-- start Provided data --

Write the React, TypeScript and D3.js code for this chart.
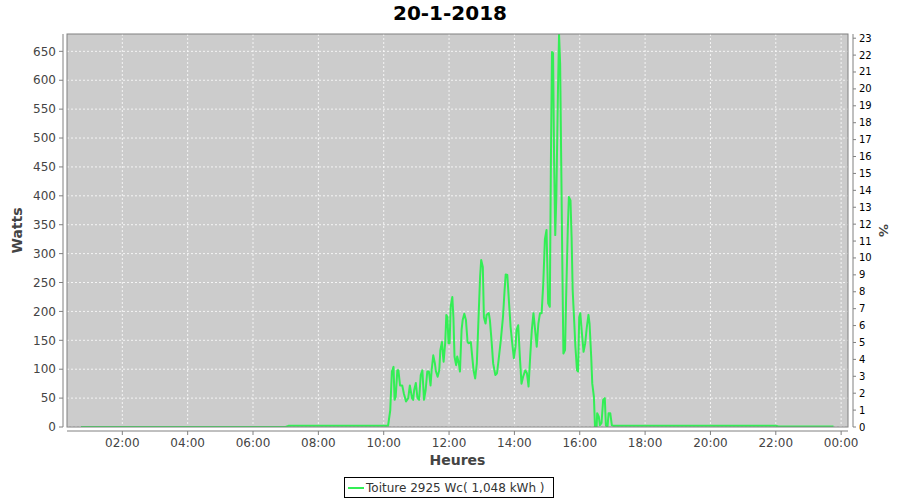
import React from "react";
import * as d3 from "d3";

const TITLE = "20-1-2018";
const Y_LABEL = "Watts";
const Y2_LABEL = "%";
const X_LABEL = "Heures";
const LEGEND = "Toiture 2925 Wc( 1,048 kWh )";
const PEAK_WC = 2925;

const times: string[] = [
  "00:44", "07:00", "07:05", "10:06", "10:08", "10:12", "10:15", "10:18", "10:20", "10:22",
  "10:25", "10:27", "10:30", "10:34", "10:37", "10:41", "10:45", "10:48", "10:52", "10:54",
  "10:56", "10:59", "11:02", "11:05", "11:08", "11:11", "11:14", "11:17", "11:20", "11:23",
  "11:26", "11:28", "11:31", "11:34", "11:36", "11:39", "11:42", "11:44", "11:47", "11:49",
  "11:50", "11:53", "11:55", "11:57", "11:59", "12:01", "12:03", "12:06", "12:08", "12:10",
  "12:13", "12:15", "12:18", "12:20", "12:23", "12:25", "12:28", "12:31", "12:34", "12:36",
  "12:40", "12:45", "12:48", "12:51", "12:54", "12:57", "12:59", "13:02", "13:04", "13:07",
  "13:09", "13:13", "13:15", "13:18", "13:21", "13:25", "13:28", "13:31", "13:35", "13:39",
  "13:42", "13:44", "13:47", "13:50", "13:53", "13:56", "13:59", "14:02", "14:04", "14:07",
  "14:10", "14:13", "14:16", "14:20", "14:23", "14:26", "14:29", "14:32", "14:35", "14:38",
  "14:41", "14:44", "14:47", "14:50", "14:53", "14:56", "14:59", "15:02", "15:05", "15:07",
  "15:09", "15:11", "15:13", "15:15", "15:17", "15:20", "15:22", "15:24", "15:26", "15:28",
  "15:30", "15:33", "15:35", "15:38", "15:40", "15:43", "15:45", "15:47", "15:50", "15:52",
  "15:55", "15:57", "15:59", "16:01", "16:04", "16:07", "16:10", "16:13", "16:16", "16:18",
  "16:21", "16:23", "16:26", "16:28", "16:31", "16:32", "16:35", "16:37", "16:40", "16:43",
  "16:46", "16:48", "16:51", "16:53", "16:56", "16:59", "17:02", "22:00", "22:05", "23:46"
];

const watts: number[] = [
  0, 0, 2, 2, 2, 29, 96, 104, 47, 52,
  98, 98, 72, 72, 58, 44, 50, 72, 50, 47,
  64, 76, 50, 47, 90, 98, 47, 64, 96, 96,
  72, 98, 124, 110, 96, 87, 98, 133, 147, 122,
  113, 147, 194, 190, 145, 145, 208, 225, 190, 122,
  107, 122, 110, 96, 168, 185, 196, 185, 147, 145,
  147, 98, 84, 110, 185, 260, 289, 277, 190, 179,
  194, 197, 185, 150, 110, 90, 93, 116, 150, 190,
  237, 264, 263, 217, 173, 145, 119, 139, 168, 176,
  122, 75, 87, 98, 93, 70, 122, 168, 197, 168,
  139, 179, 197, 197, 248, 325, 341, 214, 208, 456,
  649, 647, 456, 332, 398, 583, 680, 628, 456, 283,
  127, 133, 225, 341, 398, 392, 329, 237, 179, 139,
  98, 96, 190, 197, 162, 130, 145, 173, 194, 179,
  122, 75, 52, 0, 0, 24, 18, 3, 7, 47,
  50, 3, 0, 24, 24, 3, 2, 2, 1, 1
];

const yTicks: number[] = [0, 50, 100, 150, 200, 250, 300, 350, 400, 450, 500, 550, 600, 650];
const y2Ticks: number[] = d3.range(0, 24);

const W = 900;
const H = 500;
const plot = { left: 67, right: 848, top: 34, bottom: 427 };
const AXIS_GAP = 4;
const FONT = "'DejaVu Sans', sans-serif";

const day = (hm: string, extraDay = 0) => {
  const [h, m] = hm.split(":").map(Number);
  return new Date(2018, 0, 20 + extraDay, h, m, 0);
};

export default function App() {
  const x = d3
    .scaleTime()
    .domain([new Date(2018, 0, 20, 0, 18, 25), new Date(2018, 0, 21, 0, 12, 36)])
    .range([plot.left, plot.right]);
  const y = d3.scaleLinear().domain([0, 680]).range([plot.bottom, plot.top]);
  const y2 = d3
    .scaleLinear()
    .domain([0, (680 / PEAK_WC) * 100])
    .range([plot.bottom, plot.top]);

  const data = times.map((t, i) => ({ t: day(t), v: watts[i] }));
  const line = d3
    .line<{ t: Date; v: number }>()
    .x((d) => x(d.t))
    .y((d) => y(d.v));

  const xTicks = x.ticks(d3.timeHour.every(2)!).filter((d) => d.getHours() !== 0 || d.getDate() === 21);
  const fmt = d3.timeFormat("%H:%M");

  const xAxisY = plot.bottom + AXIS_GAP;
  const yAxisX = plot.left - AXIS_GAP;
  const y2AxisX = plot.right + 5;
  const green = "#33ee55";

  return (
    <svg width={W} height={H} style={{ position: "absolute", left: 0, top: 0, background: "#fff" }} fontFamily={FONT}>
      <defs>
        <clipPath id="plotclip">
          <rect x={plot.left} y={plot.top} width={plot.right - plot.left} height={plot.bottom - plot.top} />
        </clipPath>
      </defs>
      <rect x={0} y={0} width={W} height={H} fill="#fff" />
      <text x={W / 2} y={20} textAnchor="middle" fontSize={20} fontWeight="bold" fill="#000">
        {TITLE}
      </text>

      {/* plot background */}
      <rect x={plot.left} y={plot.top} width={plot.right - plot.left} height={plot.bottom - plot.top} fill="#cccccc" />

      {/* grid */}
      {yTicks.map((v) => (
        <line key={"gy" + v} x1={plot.left} x2={plot.right} y1={y(v)} y2={y(v)} stroke="#fff" strokeWidth={0.8} strokeDasharray="2,2" />
      ))}
      {xTicks.map((d) => (
        <line key={"gx" + d.getTime()} x1={x(d)} x2={x(d)} y1={plot.top} y2={plot.bottom} stroke="#fff" strokeWidth={0.8} strokeDasharray="2,2" />
      ))}

      {/* series */}
      <g clipPath="url(#plotclip)">
        <path d={line(data) ?? ""} fill="none" stroke={green} strokeWidth={2} strokeLinejoin="round" />
      </g>

      {/* plot outline */}
      <rect x={plot.left} y={plot.top} width={plot.right - plot.left} height={plot.bottom - plot.top} fill="none" stroke="#808080" strokeWidth={1} />

      {/* left axis */}
      <line x1={yAxisX} x2={yAxisX} y1={plot.top} y2={plot.bottom} stroke="#808080" />
      {yTicks.map((v) => (
        <g key={"yt" + v}>
          <line x1={yAxisX - 4} x2={yAxisX} y1={y(v)} y2={y(v)} stroke="#808080" />
          <text x={yAxisX - 7} y={y(v)} dy="0.35em" textAnchor="end" fontSize={12} fill="#444">
            {v}
          </text>
        </g>
      ))}
      <text transform={`translate(22,${(plot.top + plot.bottom) / 2}) rotate(-90)`} textAnchor="middle" fontSize={14} fontWeight="bold" fill="#444">
        {Y_LABEL}
      </text>

      {/* right axis */}
      <line x1={y2AxisX} x2={y2AxisX} y1={plot.top} y2={plot.bottom} stroke="#808080" />
      {y2Ticks.map((v) => (
        <g key={"y2t" + v}>
          <line x1={y2AxisX} x2={y2AxisX + 3} y1={y2(v)} y2={y2(v)} stroke="#808080" />
          <text x={y2AxisX + 6} y={y2(v)} dy="0.35em" textAnchor="start" fontSize={10} fill="#000">
            {v}
          </text>
        </g>
      ))}
      <text transform={`translate(879,${(plot.top + plot.bottom) / 2}) rotate(90)`} textAnchor="middle" fontSize={13} fontWeight="bold" fill="#444">
        {Y2_LABEL}
      </text>

      {/* bottom axis */}
      <line x1={plot.left} x2={plot.right} y1={xAxisY} y2={xAxisY} stroke="#808080" />
      {xTicks.map((d) => (
        <g key={"xt" + d.getTime()}>
          <line x1={x(d)} x2={x(d)} y1={xAxisY} y2={xAxisY + 4} stroke="#808080" />
          <text x={x(d)} y={xAxisY + 16} textAnchor="middle" fontSize={12} fill="#444">
            {fmt(d)}
          </text>
        </g>
      ))}
      <text x={(plot.left + plot.right) / 2} y={465} textAnchor="middle" fontSize={14} fontWeight="bold" fill="#444">
        {X_LABEL}
      </text>

      {/* legend */}
      <rect x={344.5} y={477.5} width={209} height={20} fill="#fff" stroke="#000" strokeWidth={1} />
      <line x1={348} x2={364} y1={488} y2={488} stroke={green} strokeWidth={2} />
      <text x={366} y={492} fontSize={12} fill="#333">
        {LEGEND}
      </text>
    </svg>
  );
}
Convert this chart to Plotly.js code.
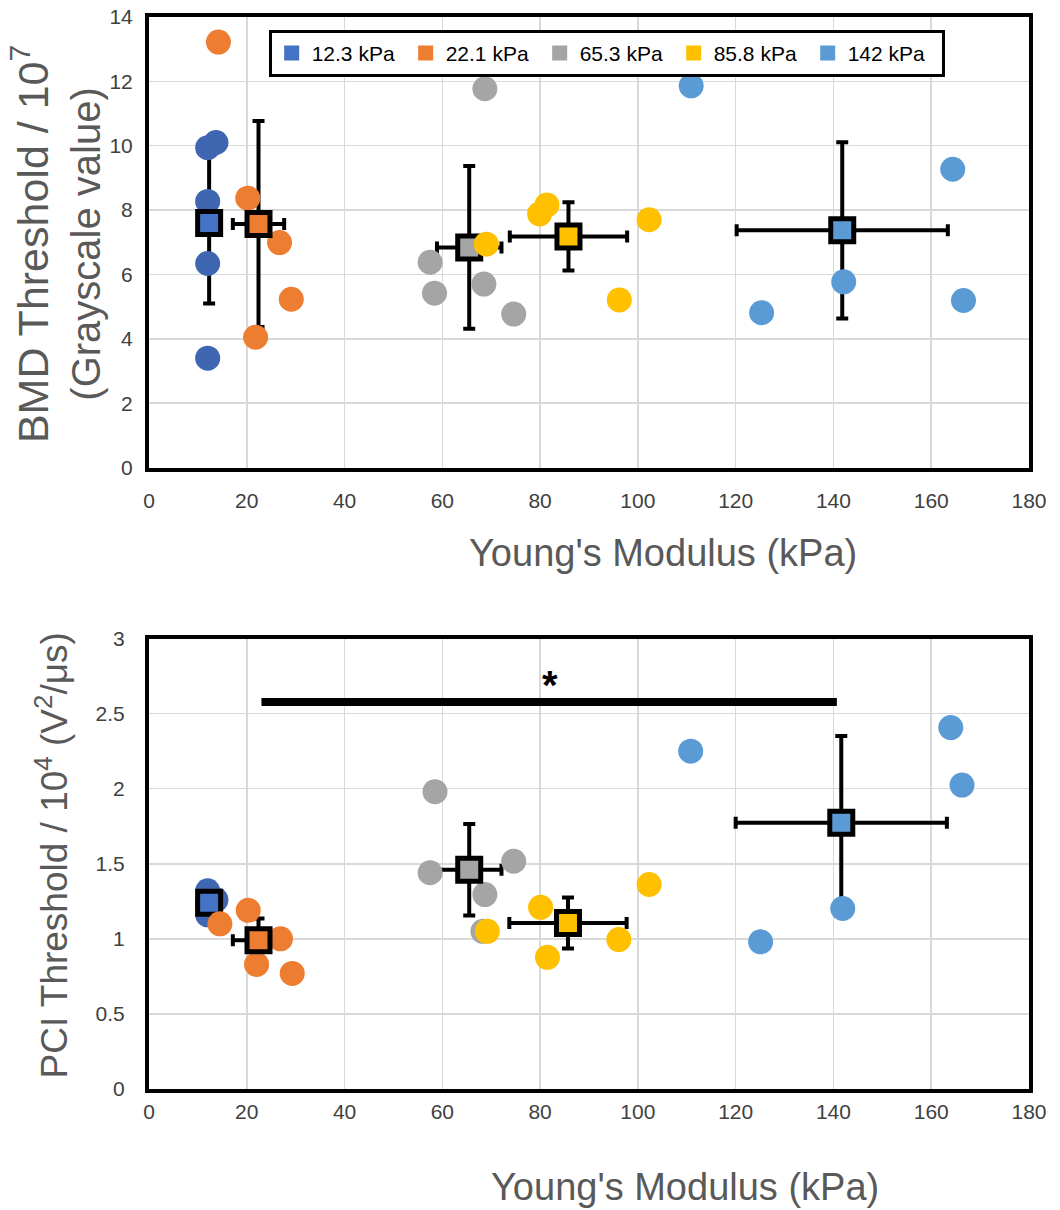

-- end Provided data --

Could the lines from the top of the material through the line with "const PEAK_WC = 2925;" be repeated exactly, pictures left out?

* **Full solution**:
Write the React, TypeScript and D3.js code for this chart.
import React from "react";
import * as d3 from "d3";

const TITLE = "20-1-2018";
const Y_LABEL = "Watts";
const Y2_LABEL = "%";
const X_LABEL = "Heures";
const LEGEND = "Toiture 2925 Wc( 1,048 kWh )";
const PEAK_WC = 2925;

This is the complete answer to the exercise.